The dance between Saturn and Neptune
Astronomers have suspected before that Saturn’s axial tilt comes from gravitational interactions with its outer companion, Neptune, because Saturn’s tilt precesses, like a spinning top, at nearly the same rate as the precession of the orbit of Neptune. Such an interaction is called a resonance.
In the new study, the researchers conclude that, for billions of years, Neptune and Saturn were in a resonant dance that caused the tilt of Saturn’s spin axis. But the outward movement of Saturn’s moon Titan — the second-largest moon in the solar system — destabilized the Saturn system, causing it to lose a moon and fall out of resonance. The result? A bright and beautiful set of rings that grace the planet today.
Like most planets, Saturn likely formed with its rotation axis perpendicular to its orbital plane. The planet’s rapid rotation slightly flattened its shape, allowing the sun and other planets to exert a torque that tilted the axis. Saturn’s 83 known moons — in particular, Titan — provided other levers to tug on. Over the history of the solar system, such tugs not only tilted Saturn’s axis, but caused the axis to wobble, or precess, like a top. Earth’s rotation axis also precesses.
One explanation for the large tilt of Saturn’s rotation axis today — currently 26.7 degrees versus Earth’s 23.5 degrees — is that the precession is locked in a resonance with the precession of the orbit of Neptune, a planet half its size and more than three times farther from the sun than Saturn. This resonance would have turned a slight tilt of Saturn’s rotation axis into a big tilt.
Several years ago, a study concluded that the two planets are still locked in resonance, but Wisdom found it hard to confirm that result, primarily because the angular momentum of Saturn was not precisely known. The higher the angular momentum — a product of a planet’s spin rate and its moment of inertia, that is, the distribution of mass within the planet — the more resistant a system is to torques from the sun or other planets.

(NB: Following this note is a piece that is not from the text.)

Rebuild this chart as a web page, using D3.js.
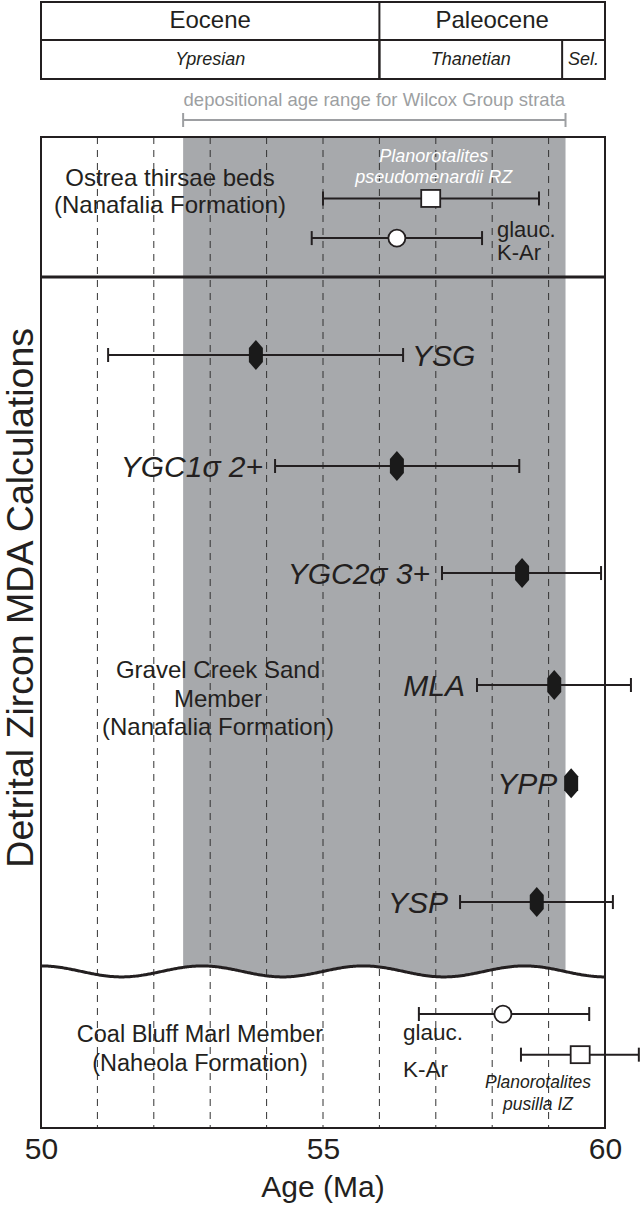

“Jack came to us and said, “The only thing I don’t know for sure is this angular momentum,’” Militzer said. “If it’s very large, then the system is in resonance, and Neptune can do the job: We understand why the planet formed spinning vertically, and Neptune has tilted it over time. If, on the other hand, the angular momentum is small, then the whole thing falls apart, and you have to come up with some other theory why Saturn would spin on its side.”
Thanks to measurements of Saturn’s gravity field made by the Cassini mission in 2017 — the same measurements that allowed Militzer and his colleagues to estimate the mass of the rings and their age — Militzer and co-authors were able to provide a more precise determination of the planet’s moment of inertia and to calculate the angular momentum. Surprisingly, it turned out to be just a tiny bit too small for the two planets to be in resonance today. But calculations showed that Saturn would have been in resonance if it had once had an additional moon.
So how, then, did Saturn get out of its multi-billion-year resonance with Neptune? In computer simulations, Wisdom and his colleagues tested various scenarios. The most likely, they found, is that Saturn’s moon Titan — which currently is migrating rapidly outward from the planet at some 11 centimeters per year — at some point got in resonance with the orbit of another moon, Chrysalis, destabilizing its orbit. Chrysalis eventually came so close to Saturn that the planet’s gravity tore it apart, with a portion of it settling into a ring. Given Titan’s current migration rate, that would have happened between 100 and 200 million years ago, they determined, matching the current estimate of the age of the rings.
“You’re losing this whole moon, and then you can have one less handle to jerk Saturn around,” Militzer said.
Titan’s outward migration was only discovered recently, Militzer said.
“The rapid migration of Titan gives a new possibility for explaining the tilt of Saturn,” he said. “The formula for the rate of precession of the spin axis depends on the presence of the satellites. So, the system could have escaped the resonance if Saturn used to have an additional satellite that was lost, changing the rate of precession enough to escape the resonance, but leaving the system close to the resonance.”
The researchers hope that more precise measurements of the motions of Neptune and of Saturn and its moons will confirm their hypothesis.
“It’s a pretty good story, but like any other result, it will have to be examined by others,” Wisdom said. “But it seems that this lost satellite was just a chrysalis, waiting to have its instability.”
Other co-authors are graduate student Rola Dbouk of MIT, Professor Emeritus William Hubbard of the University of Arizona, professor Francis Nimmo and graduate student Brynna Downey of UC Santa Cruz, and Richard French of Wellesley College in Massachusetts.
The work was funded by the National Aeronautics and Space Administration and the National Science Foundation.